Brazen, quick-witted and honest, Ric Rosser is as Texas as Texas gets.
He has to be. When he’s not on the ranch running livestock, hunting game or fishing, Rosser is the imaginative culinary mastermind who makes his nearly 50 Saltgrass Steak House locations across five states consistently exceptional — no matter which you visit. In short, he’s a tough guy with an affinity for fine cuisine.
But ask the lanky Texan about a three year-old Guatemalan child named Wilson, and you’re bound to see a different side of him. Given a week’s respite from his duties with Saltgrass, Rosser hooked up with a friend of his from a group called Living Water International, which provides clean drinking water in impoverished third-world communities around the world.
“I’d seen poverty before, but this was bad,” said Rosser. “You see things that you just can’t un-see. It’s life changing. It’s still hard not to get choked up about it.”
Wearing thick rubber boots and overalls in sweltering, sticky and dirt-speckled sunshine, Rosser’s official task was manning a shovel in a mud-soaked hole.
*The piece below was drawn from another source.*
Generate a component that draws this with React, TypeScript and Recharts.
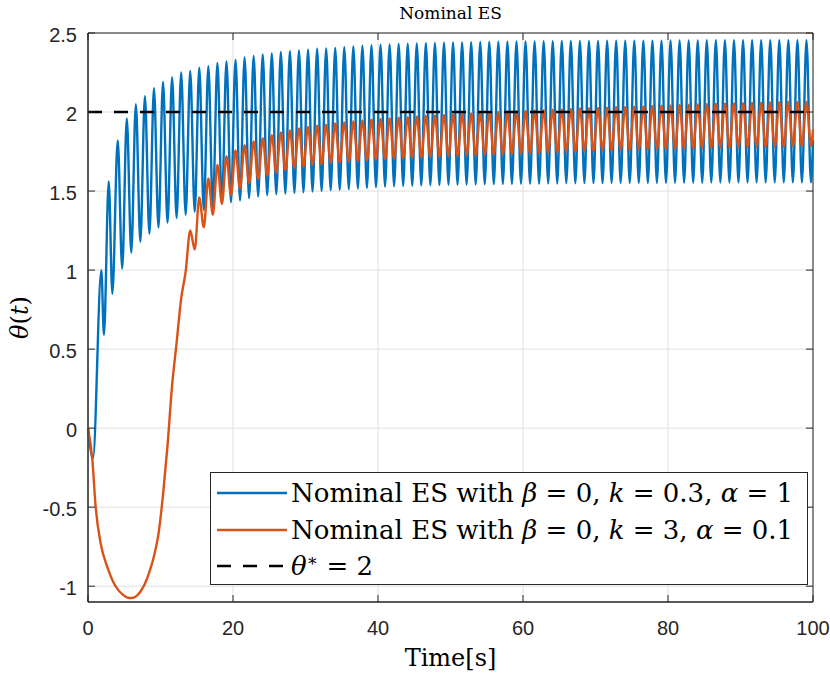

But it was his experiences with children in the village that will be forever housed in his soul. In one instance, parents brought their seven year-old daughter to the crew of Americans to examine her ankle. It was split open and blood-soaked from getting caught in a bicycle chain more than two weeks earlier.
“It hadn’t been cleaned in 15 days,” Rosser said. “We spent 90 minutes scrubbing her leg to blood-curdling screams. We had to take turns because we just couldn’t handle it. You can’t un-hear that scream.”
Another child — three year-old Wilson — had eyes that shone blood red from gnats laying their eggs against his tear ducts. It’s a common problem among children in the village. The crew treated a man’s cut hand with hydrogen peroxide and “his whole hand bubbled up, because that’s how dirty it was,” he says.
For seven days, Rosser and company worked and in the end, accomplished their mission. For the first time, residents of the tiny village had clean drinking water at their fingertips.
“It’s funny because we talk about how bad we think they have it,” Rosser says. “Those folks are always smiling. We have big cars and we’re running around for this and that, and then there’s a man named Walter in Guatemala whose family has a bike, a motorcycle, a thatched-roof house … and they’re all smiling.”
Always the chef, Rosser paid special attention to the cuisine of the region. He gained enlightenment from the fresh goods at his fingertips. “The salsa, the fruit, it’s everywhere,” he said.
“There are mango orchards, papaya, wood forests, black berry fields, sugar cane everywhere. It was cool. They grow the sweet cucumber – it’s like nothing we’ve ever seen. They make it with lime juice, cayenne pepper or chili powder and give it to kids for lunch.”
Rosser has been back from his journey for a few weeks now, and while he’s re-acclimated himself to a daily routine that doesn’t involve wild pigs roaming his front yard and occasional gunfire overhead, he wouldn’t hesitate to go back.
“I think it’s important to go abroad,” he added. “There’s something about not being comfortable for seven days and helping people. Bringing water was the easy part.
“The bigger deal is you brought hope to a community that might not have had it otherwise. That’s pretty cool.”